Все это была правда, но позволю себе сказать вдобавок, о чем думала я сама; а думала я, что воспитание Ричарда, к величайшему сожалению, не оказало противодействия этим влияниям и не дало направления его характеру. Он проучился восемь лет в привилегированной закрытой школе и, насколько мне известно, выучился превосходно сочинять разнообразные стихи на латинском языке. Но я не слыхивала, чтобы кто-нибудь из его воспитателей попытался узнать, какие у него склонности, какие недостатки, или потрудился приспособить к его складу ума преподавание какой-либо науки! Нет, это его самого приспособили к сочинению латинских стихов, и мальчик научился сочинять их так хорошо, что, останься он в школе до своего совершеннолетия, он, я думаю, только и делал бы, что писал стихи, если бы не решил, наконец, завершить свое образование, позабыв, как они пишутся. Правда, латинские стихи очень красивы, очень поучительны, во многих случаях очень полезны для жизни и даже запоминаются на всю жизнь, но я все же спрашивала себя, не лучше ли было бы для Ричарда, если бы сам он менее усердно изучал латинскую поэтику, зато кто-нибудь хоть немножко постарался бы изучить его.

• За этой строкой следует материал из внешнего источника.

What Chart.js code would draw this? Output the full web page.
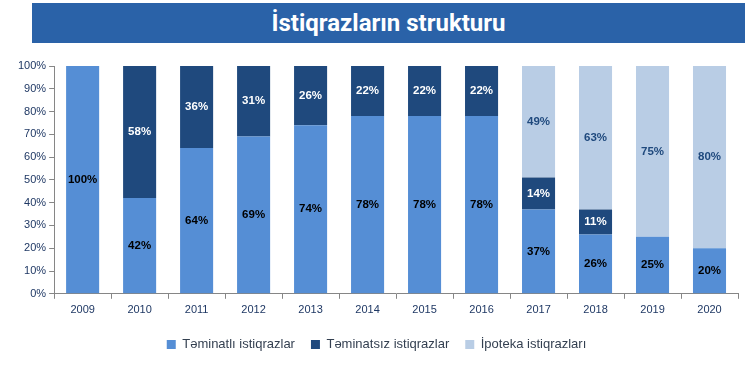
<!DOCTYPE html>
<html>
<head>
<meta charset="utf-8">
<script src="https://cdn.jsdelivr.net/npm/chart.js@4"></script>
<style>
  html, body { margin: 0; padding: 0; background: #fff; }
  #wrap { position: relative; width: 750px; height: 367px; }
  #title {
    position: absolute; left: 32px; top: 3px; width: 713px; height: 40px;
    background: #2A62A8; color: #fff; text-align: center;
    font: bold 24px Roboto, "Liberation Sans", sans-serif; line-height: 40px;
  }
  canvas { position: absolute; left: 0; top: 0; }
</style>
</head>
<body>
<div id="wrap">
  <div id="title">İstiqrazların strukturu</div>
  <canvas id="chart" width="750" height="367"></canvas>
</div>
<script>
// Years and shares (%) of each bond type
const years = ['2009', '2010', '2011', '2012', '2013', '2014', '2015', '2016', '2017', '2018', '2019', '2020'];
const secured = [100, 42, 64, 69, 74, 78, 78, 78, 37, 26, 25, 20];
const unsecured = [0, 58, 36, 31, 26, 22, 22, 22, 14, 11, 0, 0];
const mortgage = [0, 0, 0, 0, 0, 0, 0, 0, 49, 63, 75, 80];
const seriesNames = ['Təminatlı istiqrazlar', 'Təminatsız istiqrazlar', 'İpoteka istiqrazları'];

const labelColors = ['#000000', '#ffffff', '#1F497D'];

// draw value labels in the middle of each bar segment
const barLabels = {
    id: 'barLabels',
    afterDatasetsDraw(chart) {
        const ctx = chart.ctx;
        ctx.save();
        ctx.font = 'bold 11.5px "Liberation Sans", sans-serif';
        ctx.textAlign = 'center';
        ctx.textBaseline = 'middle';
        chart.data.datasets.forEach((ds, i) => {
            const meta = chart.getDatasetMeta(i);
            meta.data.forEach((bar, j) => {
                const v = ds.data[j];
                if (!v) return;
                ctx.fillStyle = labelColors[i];
                ctx.fillText(v + '%', bar.x, (bar.y + bar.base) / 2);
            });
        });
        ctx.restore();
    }
};

const ctx = document.getElementById('chart').getContext('2d');
const chart = new Chart(ctx, {
    type: 'bar',
    data: {
        labels: years,
        datasets: [
            { label: seriesNames[0], data: secured, backgroundColor: '#558ED5' },
            { label: seriesNames[1], data: unsecured, backgroundColor: '#1F497D' },
            { label: seriesNames[2], data: mortgage, backgroundColor: '#B9CDE5' }
        ]
    },
    options: {
        responsive: false,
        animation: false,
        datasets: { bar: { categoryPercentage: 1, barPercentage: 0.58 } },
        layout: { padding: { top: 66, left: 15, right: 12, bottom: 6 } },
        scales: {
            x: {
                stacked: true,
                border: { color: '#868686' },
                grid: { drawOnChartArea: false, color: '#868686', tickLength: 5 },
                ticks: { color: '#1F3864', font: { size: 11, family: '"Liberation Sans", sans-serif' }, padding: 5 }
            },
            y: {
                stacked: true,
                min: 0,
                max: 100,
                border: { color: '#868686' },
                grid: { drawOnChartArea: false, color: '#868686', tickLength: 5 },
                ticks: {
                    stepSize: 10,
                    color: '#1F3864',
                    font: { size: 11, family: '"Liberation Sans", sans-serif' },
                    padding: 3,
                    callback: v => v + '%'
                }
            }
        },
        plugins: {
            legend: {
                position: 'bottom',
                labels: {
                    boxWidth: 9,
                    boxHeight: 9,
                    padding: 16,
                    color: '#333F50',
                    font: { size: 13, family: '"Liberation Sans", sans-serif' }
                }
            },
            tooltip: { enabled: false }
        }
    },
    plugins: [barLabels]
});
</script>
</body>
</html>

Впрочем, я в этом ничего не понимаю и не знаю даже, способны ли были молодые люди древнего Рима и Греции и вообще молодые люди любой другой страны сочинять стихи в таком количестве.

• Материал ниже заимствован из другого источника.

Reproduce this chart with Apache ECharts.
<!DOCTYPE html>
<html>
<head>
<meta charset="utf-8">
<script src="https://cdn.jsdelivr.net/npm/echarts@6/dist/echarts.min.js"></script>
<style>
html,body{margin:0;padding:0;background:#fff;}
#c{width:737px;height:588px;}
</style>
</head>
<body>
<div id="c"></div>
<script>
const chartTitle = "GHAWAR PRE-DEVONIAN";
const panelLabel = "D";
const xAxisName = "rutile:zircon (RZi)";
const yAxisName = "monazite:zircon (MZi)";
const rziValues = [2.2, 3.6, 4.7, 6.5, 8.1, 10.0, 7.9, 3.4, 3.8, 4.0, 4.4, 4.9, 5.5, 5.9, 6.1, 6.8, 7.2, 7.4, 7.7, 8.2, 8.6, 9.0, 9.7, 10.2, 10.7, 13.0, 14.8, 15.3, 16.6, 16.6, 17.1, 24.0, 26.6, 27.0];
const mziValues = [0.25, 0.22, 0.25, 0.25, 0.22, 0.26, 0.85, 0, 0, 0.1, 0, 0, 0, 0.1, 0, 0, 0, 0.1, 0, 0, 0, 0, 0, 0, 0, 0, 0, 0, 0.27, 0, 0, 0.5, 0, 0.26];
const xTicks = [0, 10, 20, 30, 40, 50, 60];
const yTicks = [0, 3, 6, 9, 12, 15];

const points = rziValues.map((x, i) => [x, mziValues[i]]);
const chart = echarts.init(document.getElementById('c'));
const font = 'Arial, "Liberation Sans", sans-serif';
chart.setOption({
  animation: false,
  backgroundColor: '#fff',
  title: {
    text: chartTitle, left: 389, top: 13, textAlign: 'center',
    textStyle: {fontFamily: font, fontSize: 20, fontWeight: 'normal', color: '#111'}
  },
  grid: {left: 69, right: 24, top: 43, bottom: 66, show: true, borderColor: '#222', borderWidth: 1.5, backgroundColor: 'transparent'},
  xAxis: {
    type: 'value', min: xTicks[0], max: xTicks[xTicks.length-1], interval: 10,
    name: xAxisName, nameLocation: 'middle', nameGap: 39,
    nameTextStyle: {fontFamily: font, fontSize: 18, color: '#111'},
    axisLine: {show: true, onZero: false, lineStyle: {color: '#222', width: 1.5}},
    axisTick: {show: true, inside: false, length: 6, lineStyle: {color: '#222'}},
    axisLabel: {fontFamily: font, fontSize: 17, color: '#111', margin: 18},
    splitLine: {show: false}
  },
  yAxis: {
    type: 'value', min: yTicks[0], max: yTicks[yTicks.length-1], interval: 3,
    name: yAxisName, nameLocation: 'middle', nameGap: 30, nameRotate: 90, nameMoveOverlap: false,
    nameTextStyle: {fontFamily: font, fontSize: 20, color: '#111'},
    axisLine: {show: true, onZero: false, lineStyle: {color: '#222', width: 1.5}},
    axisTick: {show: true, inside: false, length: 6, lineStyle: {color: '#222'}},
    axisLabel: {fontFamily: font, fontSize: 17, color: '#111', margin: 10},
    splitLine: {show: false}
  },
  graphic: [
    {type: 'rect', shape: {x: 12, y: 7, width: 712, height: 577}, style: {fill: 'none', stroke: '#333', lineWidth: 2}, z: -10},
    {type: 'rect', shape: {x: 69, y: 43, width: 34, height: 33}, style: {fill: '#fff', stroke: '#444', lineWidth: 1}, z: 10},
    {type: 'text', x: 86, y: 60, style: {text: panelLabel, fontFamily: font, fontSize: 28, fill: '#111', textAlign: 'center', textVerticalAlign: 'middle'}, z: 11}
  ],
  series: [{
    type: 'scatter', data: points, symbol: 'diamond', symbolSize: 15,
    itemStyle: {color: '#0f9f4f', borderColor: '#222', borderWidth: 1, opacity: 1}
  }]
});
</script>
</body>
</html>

– Не имею ни малейшего представления, какую профессию мне избрать, – озабоченно говорил Ричард. – Я не хочу быть священником и это знаю твердо, а все остальное под вопросом.

– А не хочется вам пойти по стопам: Кенджа? – предложил однажды мистер Джарндис.

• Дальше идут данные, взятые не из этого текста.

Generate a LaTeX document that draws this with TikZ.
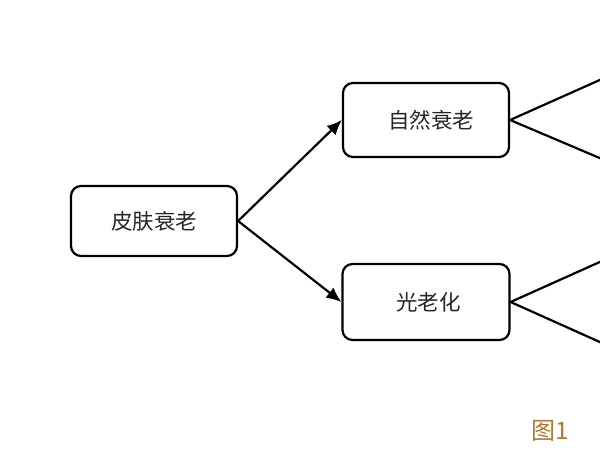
\documentclass[tikz,border=0pt]{standalone}
\usepackage{fontspec}
\newfontfamily\cjk{Noto Sans CJK SC}
\usetikzlibrary{arrows.meta}
\definecolor{figbrown}{HTML}{B07A35}
\tikzset{
  box/.style={draw=black, line width=2.2pt, rounded corners=10pt, fill=white, inner sep=0pt, font=\cjk\fontsize{21.5}{26}\selectfont, text=black!85},
  conn/.style={line width=2.2pt, draw=black},
  arr/.style={conn, -{Latex[length=15pt,width=13pt]}}
}
\begin{document}
\begin{tikzpicture}[x=1pt,y=-1pt]
\useasboundingbox (0,0) rectangle (600,450);
\fill[white] (0,0) rectangle (600,450);
\node[box, minimum width=166pt, minimum height=70pt] (skin) at (154,221) {皮肤衰老};
\node[box, minimum width=166pt, minimum height=74pt] (nat) at (426,120) {\hspace*{10pt}自然衰老};
\node[box, minimum width=167pt, minimum height=76pt] (photo) at (426,302) {\hspace*{5pt}光老化};
\coordinate (n1) at (602,79);
\coordinate (n2) at (602,159);
\coordinate (p1) at (602,261);
\coordinate (p2) at (602,343);
\draw[arr] (skin.east) -- (nat.west);
\draw[arr] (skin.east) -- (photo.west);
\draw[conn] (nat.east) -- (n1);
\draw[conn] (nat.east) -- (n2);
\draw[conn] (photo.east) -- (p1);
\draw[conn] (photo.east) -- (p2);
\node[font=\cjk\fontsize{24}{28}\selectfont, text=figbrown, inner sep=0pt] (fig) at (550,431) {图1};
\end{tikzpicture}
\end{document}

– Не знаю; пожалуй, не очень, сэр! – ответил Ричард. – Правда, я люблю кататься на лодке. А клерки у юристов разводят свою писанину такой уймой воды… Ну и профессия!

– Может, хотите сделаться врачом? – подсказал мистер Джарндис.

– Вот это по мне, сэр! – воскликнул Ричард.

Сомневаюсь, чтобы до этой минуты ему хоть раз пришла в голову мысль о медицине.

– Вот это по мне, сэр! – повторил Ричард с величайшим энтузиазмом. – Наконец-то мы попали в точку! «Член Королевского Медицинского общества».

И никакими шутками нельзя было его разубедить, хотя он сам весело подшучивал над собой. Он говорил, что теперь выбрал себе профессию и чем больше о ней думает, тем лучше понимает, что его судьба ясна – искусство врачевания для него самое высокое искусство. Подозревая, что он лишь потому пришел к этому выводу, что никогда не умел самостоятельно разобраться в своих способностях и, лишенный руководства, увлекался всяким новым предложением, радуясь возможности избавиться от тяжелой необходимости думать, я спрашивала себя, всегда ли сочинение стихов на латинском языке приводит к таким результатам, или Ричард – единственный в своем роде юноша.